Prodigy is designed to unify CPU, GPU, and TPU functionality on a single chip, targeting AI, HPC, and cloud workloads with 256 custom 64-bit cores. Tachyum claims the chip can deliver up to 18x the performance of leading AI GPUs and significantly reduce data center CAPEX and OPEX by eliminating the need for specialized hardware.
- Tachyum validates SMM and SMI functionality on Prodigy Universal Processor
- Demonstration shows independent hardware management, thermal control, and firmware-level execution
- SMM interface integrated with Tachyum Linux for OS-level temperature management
- Prodigy unifies CPU/GPU/TPU roles with 256 64-bit cores on a single chip
- Targeting AI, cloud, and HPC workloads with high efficiency and reduced total cost
“SMM and SMI are essential components of a mature processor architecture, and this demonstration signals that Prodigy is able to perform crucial management functions,” said Dr. Radoslav Danilak, founder and CEO of Tachyum.
- Tachyum is headquartered in Las Vegas, Nevada, and was founded by Dr. Radoslav Danilak, a seasoned technologist who previously co-founded SandForce (acquired by LSI and later by Seagate) and holds over 100 patents in semiconductor design.
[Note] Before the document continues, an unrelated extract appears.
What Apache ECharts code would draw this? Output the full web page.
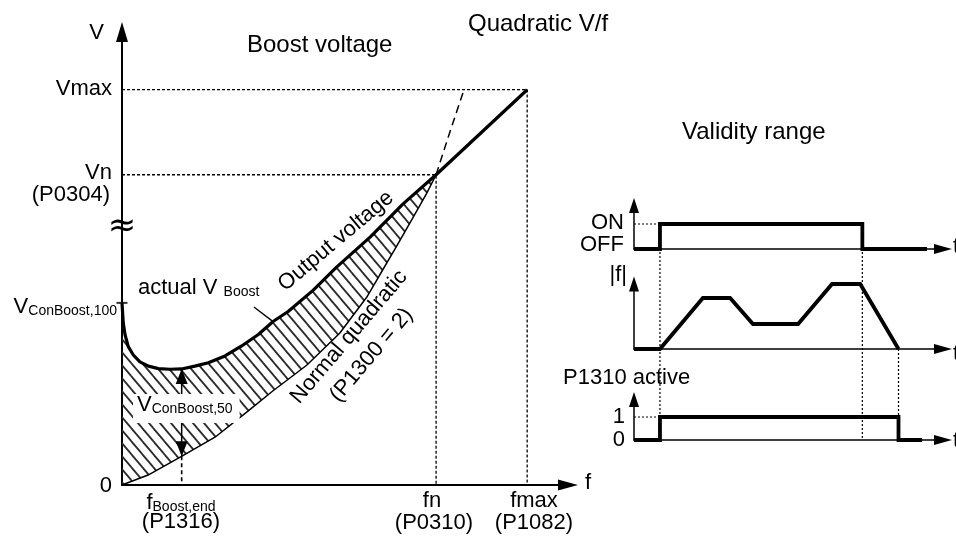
<!DOCTYPE html>
<html><head><meta charset="utf-8">
<script src="https://cdn.jsdelivr.net/npm/echarts@6/dist/echarts.min.js"></script>
<style>html,body{margin:0;padding:0;background:#fff}#c{width:956px;height:540px}</style>
</head><body><div id="c"></div>
<script>
// ---------------- data ----------------
// main V/f diagram: f in % of fn, V in % of Vn
const boostF = [0, 0.4, 1.0, 2.0, 3.6, 5.7, 8.4, 11.6, 15.3, 19.0, 23.2, 27.5, 32.8, 38.1, 43.4, 48.1, 53.0, 60.9, 68.4, 79.0, 89.5, 100];
const boostV = [58.7, 52.2, 48.3, 44.6, 41.9, 39.7, 38.3, 37.5, 37.3, 37.4, 38.3, 39.4, 41.6, 44.8, 48.5, 52.7, 56.0, 62.8, 70.3, 79.9, 90.6, 100];
const outputF = [100, 129];
const outputV = [100, 127.4];
const quadF = [0, 8.3, 19.1, 29.6, 40.1, 48.0, 58.8, 69.3, 77.9, 82.0, 87.4, 92.5, 97.0, 100];
const quadV = [0, 3.2, 9.3, 15.4, 23.8, 30.3, 38.6, 48.9, 60.5, 67.6, 76.9, 85.9, 94.0, 100];
const quadExtF = [100, 104.4, 108.9];
const quadExtV = [100, 113.8, 127.4];
const leaderF = [42.0, 47.8];
const leaderV = [57.4, 52.9];
const fN = 100, fMax = 129, fBoostEnd = 19;
const vN = 100, vMax = 127.4, vConBoost100 = 58.7, vBoostMin = 37.4, vQuadAtBoostEnd = 9.3;
const mainFMax = 142, mainVMax = 146;

// validity range timing diagrams: t in % of the time axis
const onT = [0, 8.4, 8.4, 73.9, 73.9, 94.8];
const onV = [0, 0, 1, 1, 0, 0];
const freqT = [0, 8.4, 22.3, 31.1, 38.5, 53.1, 64.1, 73.2, 85.6];
const freqV = [0, 0, 78.5, 78.5, 38.5, 38.5, 100, 100, 0];
const actT = [0, 8.4, 8.4, 85.6, 85.6, 93.2];
const actV = [0, 0, 1, 1, 0, 0];
const tOn = 8.4, tOff = 73.9, tStop = 85.6;

// ---------------- chart ----------------
const FONT = '"Liberation Sans", Arial, sans-serif';
const zip = (a, b) => a.map((x, i) => [x, b[i]]);

function makeHatch() {
  const w = 11, h = 13;
  const c = document.createElement('canvas');
  c.width = w; c.height = h;
  const g = c.getContext('2d');
  g.strokeStyle = '#2b2b2b';
  g.lineWidth = 1.8;
  for (const dx of [-w, 0, w]) {
    g.beginPath();
    g.moveTo(dx - w, -h);
    g.lineTo(dx + 2 * w, 2 * h);
    g.stroke();
  }
  return c;
}
const hatchImg = makeHatch();
const hatchPoly = zip(boostF, boostV).concat(zip(quadF, quadV).reverse());

const chart = echarts.init(document.getElementById('c'), null, {renderer: 'canvas'});

const noAxisBits = {axisLabel: {show: false}, axisTick: {show: false}, splitLine: {show: false}};
function mkAxis(type, gridIndex, max, lw, size) {
  return Object.assign({
    type: 'value', gridIndex, min: 0, max,
    axisLine: {show: true, onZero: false, symbol: ['none', 'triangle'], symbolSize: size,
      lineStyle: {color: '#000', width: lw}}
  }, noAxisBits);
}
const base = {type: 'line', showSymbol: false, symbol: 'none', silent: true, animation: false};
const dotted = {color: '#000', width: 1.3, type: [3, 2]};

function txt(text, x, y, o) {
  o = o || {};
  return {
    type: 'text', x, y, z: 50, rotation: o.rot ? o.rot * Math.PI / 180 : 0,
    style: Object.assign({
      text, fill: '#000', font: (o.size || 22) + 'px ' + FONT,
      align: o.align || 'left', verticalAlign: 'middle'
    }, o.style || {})
  };
}
const sub = (extra) => ({
  m: {fontSize: 22, fontFamily: FONT, lineHeight: 22},
  s: Object.assign({fontSize: 14, fontFamily: FONT, lineHeight: 14, verticalAlign: 'bottom'}, extra || {})
});

const texts = [
  txt('V', 96.5, 33, {align: 'center'}),
  txt('Boost voltage', 247, 45, {size: 24}),
  txt('Quadratic V/f', 468, 24, {size: 24}),
  txt('Validity range', 682, 132, {size: 24}),
  txt('Vmax', 112, 89, {align: 'right'}),
  txt('Vn', 112, 173, {align: 'right'}),
  txt('(P0304)', 110, 195, {align: 'right'}),
  txt('{m|V}{s|ConBoost,100}', 117, 307, {align: 'right', style: {rich: sub()}}),
  txt('0', 112, 486, {align: 'right'}),
  txt('f', 585, 483),
  txt('{m|f}{s|Boost,end}', 181, 503, {align: 'center', style: {rich: sub()}}),
  txt('(P1316)', 181, 522, {align: 'center'}),
  txt('fn', 432, 501, {align: 'center'}),
  txt('(P0310)', 434, 523, {align: 'center'}),
  txt('fmax', 534, 501, {align: 'center'}),
  txt('(P1082)', 534, 523, {align: 'center'}),
  txt('{m|actual V }{s|Boost}', 138, 288, {style: {rich: sub()}}),
  txt('{m|V}{s|ConBoost,50}', 133, 408.5, {style: {rich: sub(), backgroundColor: '#fff', padding: [0, 7, 7, 4]}}),
  txt('Output voltage', 336, 241, {align: 'center', rot: 40}),
  txt('Normal quadratic', 349, 337, {align: 'center', rot: 49.6}),
  txt('(P1300 = 2)', 371.5, 355, {align: 'center', rot: 49.6}),
  txt('\u2248', 122, 227, {align: 'center', style: {font: '34px "DejaVu Sans", sans-serif'}}),
  txt('ON', 624, 223, {align: 'right'}),
  txt('OFF', 624, 245, {align: 'right'}),
  txt('|f|', 627, 275, {align: 'right'}),
  txt('P1310 active', 563, 378),
  txt('1', 625, 417, {align: 'right'}),
  txt('0', 625, 440, {align: 'right'}),
  txt('t', 953, 247), txt('t', 953, 354), txt('t', 953, 441)
];

const sig = {color: '#000', width: 3.8, join: 'miter', cap: 'butt'};

const option = {
  animation: false,
  backgroundColor: '#fff',
  grid: [
    {left: 122, top: 32, width: 446, height: 453},
    {left: 634, top: 205.5, width: 309, height: 43.5},
    {left: 634, top: 284, width: 309, height: 65},
    {left: 634, top: 399.5, width: 309, height: 40.5}
  ],
  xAxis: [
    mkAxis('x', 0, mainFMax, 2, [11, 20]),
    mkAxis('x', 1, 100, 1.5, [10, 18]),
    mkAxis('x', 2, 100, 1.5, [10, 18]),
    mkAxis('x', 3, 100, 1.5, [10, 18])
  ],
  yAxis: [
    mkAxis('y', 0, mainVMax, 2, [12, 20]),
    mkAxis('y', 1, 1.74, 1.5, [10, 15]),
    mkAxis('y', 2, 100, 1.5, [10, 15]),
    mkAxis('y', 3, 1.76, 1.5, [10, 15])
  ],
  series: [
    {
      type: 'custom', name: 'boost area', xAxisIndex: 0, yAxisIndex: 0, silent: true, z: 1,
      data: [[0, 0]],
      renderItem: (params, api) => ({
        type: 'polygon',
        shape: {points: hatchPoly.map(p => api.coord(p))},
        style: {fill: {image: hatchImg, repeat: 'repeat'}, stroke: null}
      })
    },
    Object.assign({}, base, {name: 'Normal quadratic', data: zip(quadF, quadV), z: 3,
      lineStyle: {color: '#000', width: 1.5}}),
    Object.assign({}, base, {name: 'Output voltage', data: zip(boostF, boostV).concat(zip(outputF, outputV).slice(1)), z: 4,
      lineStyle: {color: '#000', width: 3.2, join: 'round'}}),
    Object.assign({}, base, {name: 'quadratic continuation', data: zip(quadExtF, quadExtV), z: 3,
      lineStyle: {color: '#000', width: 1.5, type: [8, 5]}}),
    Object.assign({}, base, {name: 'Vmax ref', data: [[0, vMax], [fMax, vMax], [fMax, 0]], z: 2, lineStyle: dotted}),
    Object.assign({}, base, {name: 'Vn ref', data: [[0, vN], [fN, vN], [fN, 0]], z: 2, lineStyle: dotted}),
    Object.assign({}, base, {name: 'fBoost,end ref', data: [[fBoostEnd, vQuadAtBoostEnd], [fBoostEnd, 0]], z: 2,
      lineStyle: {color: '#000', width: 1.6, type: [4, 3]}}),
    Object.assign({}, base, {name: 'leader', data: zip(leaderF, leaderV), z: 3,
      lineStyle: {color: '#000', width: 1.3}}),
    {
      type: 'line', name: 'VConBoost,50', silent: true, z: 5, showSymbol: true, showAllSymbol: true,
      itemStyle: {color: '#000', borderWidth: 0}, lineStyle: {color: '#000', width: 1.5},
      data: [
        {value: [fBoostEnd, vBoostMin], symbol: 'triangle', symbolSize: [12, 15], symbolOffset: [0, 7.5]},
        {value: [fBoostEnd, vQuadAtBoostEnd], symbol: 'triangle', symbolRotate: 180, symbolSize: [12, 15], symbolOffset: [0, -7.5]}
      ]
    },
    {
      type: 'scatter', name: 'VConBoost,100 tick', silent: true, clip: false, z: 5,
      symbol: 'rect', symbolSize: [11, 2], itemStyle: {color: '#000'},
      data: [[0, vConBoost100]]
    },
    // timing diagrams
    Object.assign({}, base, {name: 'ON/OFF', xAxisIndex: 1, yAxisIndex: 1, data: zip(onT, onV), clip: false, z: 4, lineStyle: sig}),
    Object.assign({}, base, {name: 'ON ref', xAxisIndex: 1, yAxisIndex: 1, data: [[0, 1], [tOn, 1]], z: 2,
      lineStyle: {color: '#000', width: 1.2, type: [2, 2]}}),
    Object.assign({}, base, {name: '|f|', xAxisIndex: 2, yAxisIndex: 2, data: zip(freqT, freqV), clip: false, z: 4, lineStyle: sig}),
    Object.assign({}, base, {name: 'P1310 active', xAxisIndex: 3, yAxisIndex: 3, data: zip(actT, actV), clip: false, z: 4, lineStyle: sig}),
    Object.assign({}, base, {name: 'active ref', xAxisIndex: 3, yAxisIndex: 3, data: [[0, 1], [tOn, 1]], z: 2,
      lineStyle: {color: '#000', width: 1.2, type: [2, 2]}})
  ],
  graphic: texts
};
chart.setOption(option);

// dotted connectors between the timing diagrams, positioned through the axes' scales
const connectors = [
  [tOn, 1, onV[2], 3, actV[2]],
  [tOff, 1, onV[2], 3, 0],
  [tStop, 2, 0, 3, actV[2]]
];
const connGraphics = connectors.map(c => {
  const a = chart.convertToPixel({gridIndex: c[1]}, [c[0], c[2]]);
  const b = chart.convertToPixel({gridIndex: c[3]}, [c[0], c[4]]);
  return {type: 'line', z: 0, silent: true,
    shape: {x1: a[0], y1: a[1], x2: b[0], y2: b[1]},
    style: {stroke: '#000', lineWidth: 1.2, lineDash: [2, 2]}};
});
chart.setOption({graphic: texts.concat(connGraphics)});
</script>
</body></html>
The company’s mission is to dramatically improve data center efficiency by delivering a universal processor that consolidates CPU, GPU, and TPU capabilities into a single chip architecture. Its flagship product, the Prodigy Universal Processor, features 256 custom-designed 64-bit cores and is designed to handle general-purpose, AI, and HPC workloads on a single homogeneous platform. Prodigy aims to reduce power consumption, cost, and physical footprint in data centers while delivering high computational throughput. Major milestones include completing Prodigy’s instruction set architecture, launching its FPGA-based emulation platform, validating system management mode (SMM), and securing a significant order for a system capable of delivering over 50 exaflops of performance—positioning Tachyum as a contender in the race for next-generation exascale and AI supercomputing.